↓

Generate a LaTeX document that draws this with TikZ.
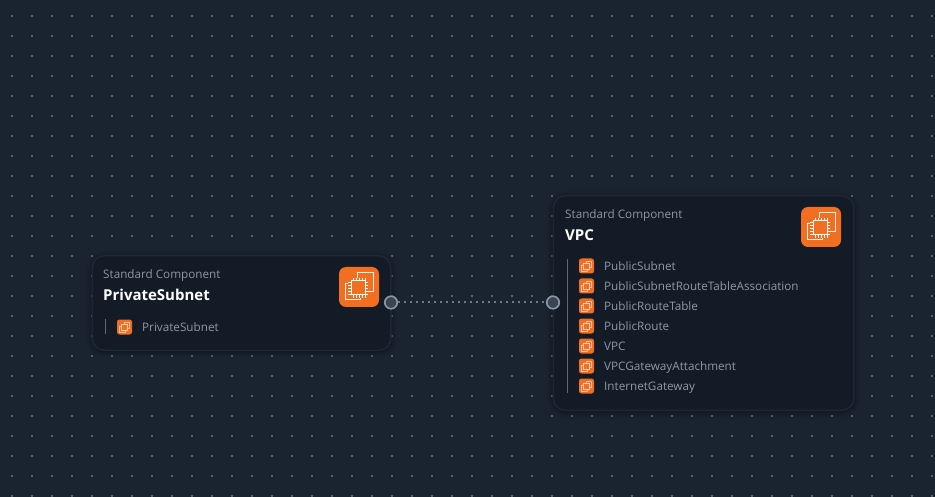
\documentclass[tikz,border=0pt]{standalone}
\usepackage{fontspec}
\setmainfont{Open Sans}
\usetikzlibrary{positioning,shadows.blur}
\definecolor{canvasbg}{HTML}{1A2330}
\definecolor{griddot}{HTML}{56616D}
\definecolor{cardbg}{HTML}{131B27}
\definecolor{cardline}{HTML}{1E2835}
\definecolor{captiontxt}{HTML}{8D96A1}
\definecolor{itemtxt}{HTML}{8F98A3}
\definecolor{iconbg}{HTML}{F26F22}
\definecolor{portbg}{HTML}{3A4553}
\definecolor{portline}{HTML}{8E98A4}
\definecolor{railline}{HTML}{5E6873}
\definecolor{linkdot}{HTML}{6F7A86}
\tikzset{
  card/.style={draw=cardline,line width=1.5pt,fill=cardbg,rounded corners=12pt,anchor=north west,
    inner sep=0pt,blur shadow={shadow blur steps=8,shadow xshift=0pt,shadow yshift=-1.5pt,shadow blur radius=6pt,shadow opacity=50}},
  caption/.style={text=captiontxt,font=\fontsize{11.7}{14}\selectfont,anchor=base west,inner sep=0pt},
  title/.style={text=white,font=\fontsize{15}{18}\selectfont\bfseries,anchor=base west,inner sep=0pt},
  item/.style={text=itemtxt,font=\fontsize{11.7}{14}\selectfont,anchor=base west,inner sep=0pt},
  port/.style={circle,draw=portline,fill=portbg,line width=1.6pt,minimum size=12.5pt,inner sep=0pt},
  rail/.style={draw=railline,line width=1pt},
  pics/chipicon/.style={code={
    \fill[iconbg,rounded corners=7pt] (-20,-20) rectangle (20,20);
    \draw[white!90!iconbg,line width=1pt] (-2,-8) -- (-2,-14) -- (14,-14) -- (14,5) -- (7,5);
    \draw[white!90!iconbg,line width=1pt] (-9,-3) -- (-14,-3) -- (-14,13) -- (1,13) -- (1,8);
    \fill[iconbg] (-11,-9) rectangle (9,11);
    \draw[white,line width=1pt] (-8,-6) rectangle (6,8);
    \foreach \p in {-6,-3,...,6} {
      \draw[white,line width=.6pt] (\p,-9) -- (\p,-6) (\p,8) -- (\p,11);
      \draw[white,line width=.6pt] (-11,\p+1) -- (-8,\p+1) (6,\p+1) -- (9,\p+1);
    }
  }},
  pics/chipmini/.style={code={
    \fill[iconbg,rounded corners=2.5pt] (-7.5,-7.5) rectangle (7.5,7.5);
    \draw[white!55!iconbg,line width=.8pt] (-.5,-2.5) -- (-.5,-5) -- (5,-5) -- (5,1.5) -- (2.5,1.5);
    \draw[white!55!iconbg,line width=.8pt] (-3,-1) -- (-5,-1) -- (-5,5) -- (.5,5) -- (.5,3);
    \draw[white!65!iconbg,fill=iconbg,line width=.8pt] (-3,-2.5) rectangle (2.5,3);
  }}
}
\begin{document}
\begin{tikzpicture}[x=1pt,y=-1pt]
  \useasboundingbox (0,0) rectangle (935,497);
  \fill[canvasbg] (0,0) rectangle (935,497);
  % background dots
  \foreach \i in {0,...,46} \foreach \j in {0,...,24}
    \fill[griddot] ({11.2+20*\i},{15.2+20*\j}) rectangle ++(1.7,1.7);
  % left card
  \node[card,minimum width=298.5pt,minimum height=94.5pt] (privatecard) at (91.5,255) {};
  \node[caption] (privatecap) at (103,279) {Standard Component};
  \node[title] (privatetitle) at (103,301) {PrivateSubnet};
  \pic at (359,287) {chipicon};
  \draw[rail] (105.5,319) -- (105.5,334);
  \pic at (124.5,327) {chipmini};
  \node[item] (privateitem) at (142,331) {PrivateSubnet};
  % right card
  \node[card,minimum width=300.5pt,minimum height=214.5pt] (vpccard) at (552.5,195) {};
  \node[caption] (vpccap) at (565,219) {Standard Component};
  \node[title] (vpctitle) at (565,241) {VPC};
  \pic at (821,227) {chipicon};
  \draw[rail] (567.5,259) -- (567.5,393);
  \foreach \name [count=\n from 0] in {PublicSubnet,PublicSubnetRouteTableAssociation,PublicRouteTable,PublicRoute,VPC,VPCGatewayAttachment,InternetGateway} {
    \pic at (586.5,{266+20*\n}) {chipmini};
    \node[item] (vpcitem\n) at (604,{270.7+20*\n}) {\name};
  }
  % ports and link
  \node[port] (privateport) at (391,302.5) {};
  \node[port] (vpcport) at (553,302.5) {};
  \draw[linkdot,line width=2pt,dash pattern=on 2pt off 4pt] (privateport) -- (vpcport);
\end{tikzpicture}
\end{document}
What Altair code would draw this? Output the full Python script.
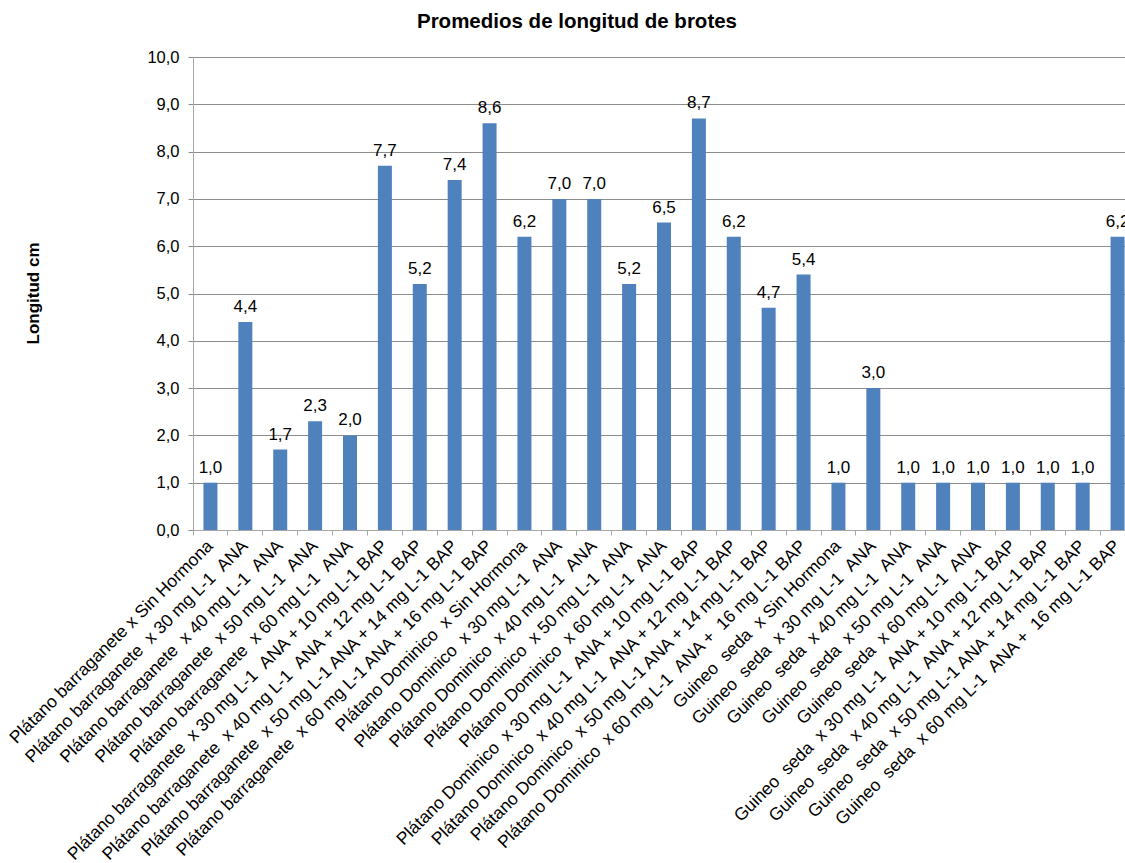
import altair as alt
import pandas as pd

# Treatment labels (cultivar x hormone combination)
tratamientos = [
    "Plátano barraganete x Sin Hormona",
    "Plátano barraganete  x 30 mg L-1  ANA",
    "Plátano barraganete  x 40 mg L-1  ANA",
    "Plátano barraganete  x 50 mg L-1  ANA",
    "Plátano barraganete  x 60 mg L-1  ANA",
    "Plátano barraganete  x 30 mg L-1  ANA + 10 mg L-1 BAP",
    "Plátano barraganete  x 40 mg L-1  ANA + 12 mg L-1 BAP",
    "Plátano barraganete  x 50 mg L-1 ANA + 14 mg L-1 BAP",
    "Plátano barraganete  x 60 mg L-1 ANA + 16 mg L-1 BAP",
    "Plátano Dominico  x Sin Hormona",
    "Plátano Dominico  x 30 mg L-1  ANA",
    "Plátano Dominico  x 40 mg L-1  ANA",
    "Plátano Dominico  x 50 mg L-1  ANA",
    "Plátano Dominico  x 60 mg L-1  ANA",
    "Plátano Dominico  x 30 mg L-1  ANA + 10 mg L-1 BAP",
    "Plátano Dominico  x 40 mg L-1  ANA + 12 mg L-1 BAP",
    "Plátano Dominico  x 50 mg L-1 ANA + 14 mg L-1 BAP",
    "Plátano Dominico  x 60 mg L-1  ANA +  16 mg L-1 BAP",
    "Guineo  seda  x Sin Hormona",
    "Guineo  seda  x 30 mg L-1  ANA",
    "Guineo  seda  x 40 mg L-1  ANA",
    "Guineo  seda  x 50 mg L-1  ANA",
    "Guineo  seda  x 60 mg L-1  ANA",
    "Guineo  seda  x 30 mg L-1  ANA + 10 mg L-1 BAP",
    "Guineo  seda  x 40 mg L-1  ANA + 12 mg L-1 BAP",
    "Guineo  seda  x 50 mg L-1 ANA + 14 mg L-1 BAP",
    "Guineo  seda  x 60 mg L-1  ANA +  16 mg L-1 BAP",
]

# Mean shoot length (cm)
longitud = [
    1.0, 4.4, 1.7, 2.3, 2.0, 7.7, 5.2, 7.4, 8.6,
    6.2, 7.0, 7.0, 5.2, 6.5, 8.7, 6.2, 4.7, 5.4,
    1.0, 3.0, 1.0, 1.0, 1.0, 1.0, 1.0, 1.0, 6.2,
]

# SVG collapses runs of spaces; keep the doubled ones with a no-break space
nombres = [t.replace("  ", " \u00a0") for t in tratamientos]

df = pd.DataFrame({"tratamiento": nombres, "longitud": longitud})
df["etiqueta"] = df["longitud"].map(lambda v: f"{v:.1f}".replace(".", ","))

FONT = "Liberation Sans"
BLUE = "#4F81BD"

x_enc = alt.X(
    "tratamiento:N",
    sort=nombres,
    scale=alt.Scale(range=[0, 942], paddingInner=0, paddingOuter=0),
    axis=alt.Axis(
        title=None,
        labelAngle=-45,
        labelAlign="right",
        labelBaseline="middle",
        labelFont=FONT,
        labelFontSize=17.5,
        labelColor="#000000",
        labelPadding=8,
        labelLimit=0,
        labelOverlap=False,
        bandPosition=0,
        tickSize=5,
        tickColor="#a6a6a6",
        domainColor="#a6a6a6",
        grid=False,
    ),
)

y_enc = alt.Y(
    "longitud:Q",
    scale=alt.Scale(domain=[0, 10], nice=False),
    axis=alt.Axis(
        title="Longitud cm",
        titleFont=FONT,
        titleFontSize=17,
        titleFontWeight="bold",
        titleColor="#000000",
        titleAngle=-90,
        titleX=-160,
        titleY=236,
        titleAlign="center",
        titleBaseline="middle",
        values=list(range(0, 11)),
        labelExpr="replace(format(datum.value, '.1f'), '.', ',')",
        labelFont=FONT,
        labelFontSize=16.5,
        labelColor="#000000",
        labelPadding=9,
        tickSize=5,
        tickColor="#8c8c8c",
        domainColor="#a6a6a6",
        gridColor="#8c8c8c",
        gridWidth=1,
    ),
)

bars = alt.Chart(df).mark_bar(size=14, color=BLUE).encode(x=x_enc, y=y_enc)

labels = alt.Chart(df).mark_text(
    baseline="alphabetic", dy=-10, font=FONT, fontSize=17, color="#000000"
).encode(
    x=alt.X("tratamiento:N", sort=nombres),
    y="longitud:Q",
    text="etiqueta:N",
)

chart = (
    alt.layer(bars, labels)
    .properties(
        width=932,
        height=473,
        title=alt.TitleParams(
            "Promedios de longitud de brotes",
            font=FONT,
            fontSize=20.5,
            fontWeight="bold",
            color="#000000",
            anchor="middle",
            dx=-82,
            offset=17,
        ),
        autosize=alt.AutoSizeParams(type="none"),
        padding={"left": 193, "top": 57, "right": 0, "bottom": 333},
    )
    .configure_view(stroke=None)
    .configure(background="white")
)

chart.save("out.html", embed_options={"renderer": "svg", "actions": False})
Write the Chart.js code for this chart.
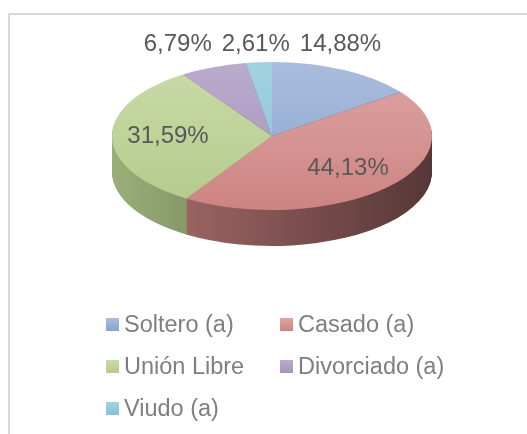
<!DOCTYPE html>
<html>
<head>
<meta charset="utf-8">
<script src="https://cdn.jsdelivr.net/npm/chart.js@4.4.0/dist/chart.umd.min.js"></script>
<style>
body { margin: 0; background: #fff; }
#wrap { position: relative; width: 527px; height: 434px; overflow: hidden; }
#frame { position: absolute; left: 8px; top: 13px; width: 600px; height: 500px; border: 2px solid #D9D9D9; box-sizing: border-box; }
#chart { position: absolute; left: 0; top: 0; }
#legend { position: absolute; left: 106px; top: 311px; display: grid; grid-template-columns: 174px auto; grid-auto-rows: 42px;
  font-family: "Liberation Sans", Arial, sans-serif; font-size: 23.5px; color: #7F7F7F; }
.item { display: flex; align-items: center; height: 27px; white-space: nowrap; }
.box { width: 13px; height: 13px; margin-right: 5px; flex: none; }
</style>
</head>
<body>
<div id="wrap">
  <div id="frame"></div>
  <canvas id="chart" width="527" height="434"></canvas>
  <div id="legend"></div>
</div>
<script>
// Estado civil
const labels = ['Soltero (a)', 'Casado (a)', 'Unión Libre', 'Divorciado (a)', 'Viudo (a)'];
const percents = [14.88, 44.13, 31.59, 6.79, 2.61];

const lightColors = ['#A9BCDC', '#DCA5A4', '#C9DAA8', '#BAABCD', '#A2D3E1'];
const darkColors = ['#8AA4D1', '#CD8482', '#B4CB8B', '#A692BD', '#85C2D5'];

// fake 3d look
const PIE_CY = 136;
const TILT = 74 / 160;
const DEPTH = 36;

function shade(hex, f) {
    const n = parseInt(hex.slice(1), 16);
    const r = Math.round(((n >> 16) & 255) * f);
    const g = Math.round(((n >> 8) & 255) * f);
    const b = Math.round((n & 255) * f);
    return `rgb(${r},${g},${b})`;
}

function squash(ctx, cx, cy) {
    ctx.translate(cx, PIE_CY);
    ctx.scale(1, TILT);
    ctx.translate(-cx, -cy);
}

const pie3d = {
    id: 'pie3d',
    beforeDatasetsDraw(chart) {
        const ctx = chart.ctx;
        const arcs = chart.getDatasetMeta(0).data;
        const cx = arcs[0].x, cy = arcs[0].y, r = arcs[0].outerRadius;

        const sides = arcs.map((arc, i) => {
            const g = ctx.createLinearGradient(cx - r, 0, cx + r, 0);
            g.addColorStop(0, shade(darkColors[i], 0.86));
            g.addColorStop(0.3, shade(darkColors[i], 0.72));
            g.addColorStop(1, shade(darkColors[i], 0.42));
            const el = Object.create(arc);
            el.options = Object.assign({}, arc.options, { backgroundColor: g, borderWidth: 0 });
            return el;
        });

        // side walls: stack the slices downwards
        for (let d = DEPTH; d >= 1; d--) {
            ctx.save();
            ctx.translate(0, d);
            squash(ctx, cx, cy);
            sides.forEach(el => el.draw(ctx));
            ctx.restore();
        }

        ctx.save();
        squash(ctx, cx, cy);
    },
    afterDatasetsDraw(chart) {
        const ctx = chart.ctx;
        ctx.restore();

        const arcs = chart.getDatasetMeta(0).data;
        const cx = arcs[0].x, r = arcs[0].outerRadius;

        ctx.save();
        ctx.font = '24px "Liberation Sans", Arial, sans-serif';
        ctx.fillStyle = '#595959';
        ctx.textAlign = 'center';
        ctx.textBaseline = 'middle';

        const outside = [];
        arcs.forEach((arc, i) => {
            const mid = (arc.startAngle + arc.endAngle) / 2;
            const text = percents[i].toFixed(2).replace('.', ',') + '%';
            const w = ctx.measureText(text).width;
            if (percents[i] < 20) {
                outside.push({ text, w, x: cx + r * 0.95 * Math.cos(mid) });
            } else {
                ctx.fillText(text, cx + r * 0.65 * Math.cos(mid), PIE_CY + r * TILT * 0.65 * Math.sin(mid));
            }
        });

        // small slices go above the pie, pushed apart
        outside.sort((a, b) => b.x - a.x);
        for (let j = 1; j < outside.length; j++) {
            const prev = outside[j - 1], cur = outside[j];
            const maxX = prev.x - prev.w / 2 - 10 - cur.w / 2;
            if (cur.x > maxX) cur.x = maxX;
        }
        outside.forEach(o => ctx.fillText(o.text, o.x, PIE_CY - r * TILT - 18));
        ctx.restore();
    }
};

new Chart(document.getElementById('chart'), {
    type: 'pie',
    data: {
        labels: labels,
        datasets: [{
            data: percents,
            borderWidth: 0,
            backgroundColor(c) {
                const area = c.chart.chartArea;
                if (!area) return darkColors[c.dataIndex];
                const g = c.chart.ctx.createLinearGradient(0, area.top, 0, area.bottom);
                g.addColorStop(0, lightColors[c.dataIndex]);
                g.addColorStop(1, darkColors[c.dataIndex]);
                return g;
            }
        }]
    },
    options: {
        responsive: false,
        animation: false,
        layout: { padding: { left: 112, right: 95, top: 0, bottom: 114 } },
        plugins: {
            legend: { display: false },
            tooltip: { enabled: false }
        }
    },
    plugins: [pie3d]
});

// legend
const legendEl = document.getElementById('legend');
labels.forEach((label, i) => {
    const item = document.createElement('div');
    item.className = 'item';
    const box = document.createElement('span');
    box.className = 'box';
    box.style.background = `linear-gradient(${lightColors[i]}, ${darkColors[i]})`;
    const txt = document.createElement('span');
    txt.textContent = label;
    item.appendChild(box);
    item.appendChild(txt);
    legendEl.appendChild(item);
});
</script>
</body>
</html>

↑

## What is asked
Report the number of lines in the entries above that include the string "this". Give nothing but the number.

## Problem solution
3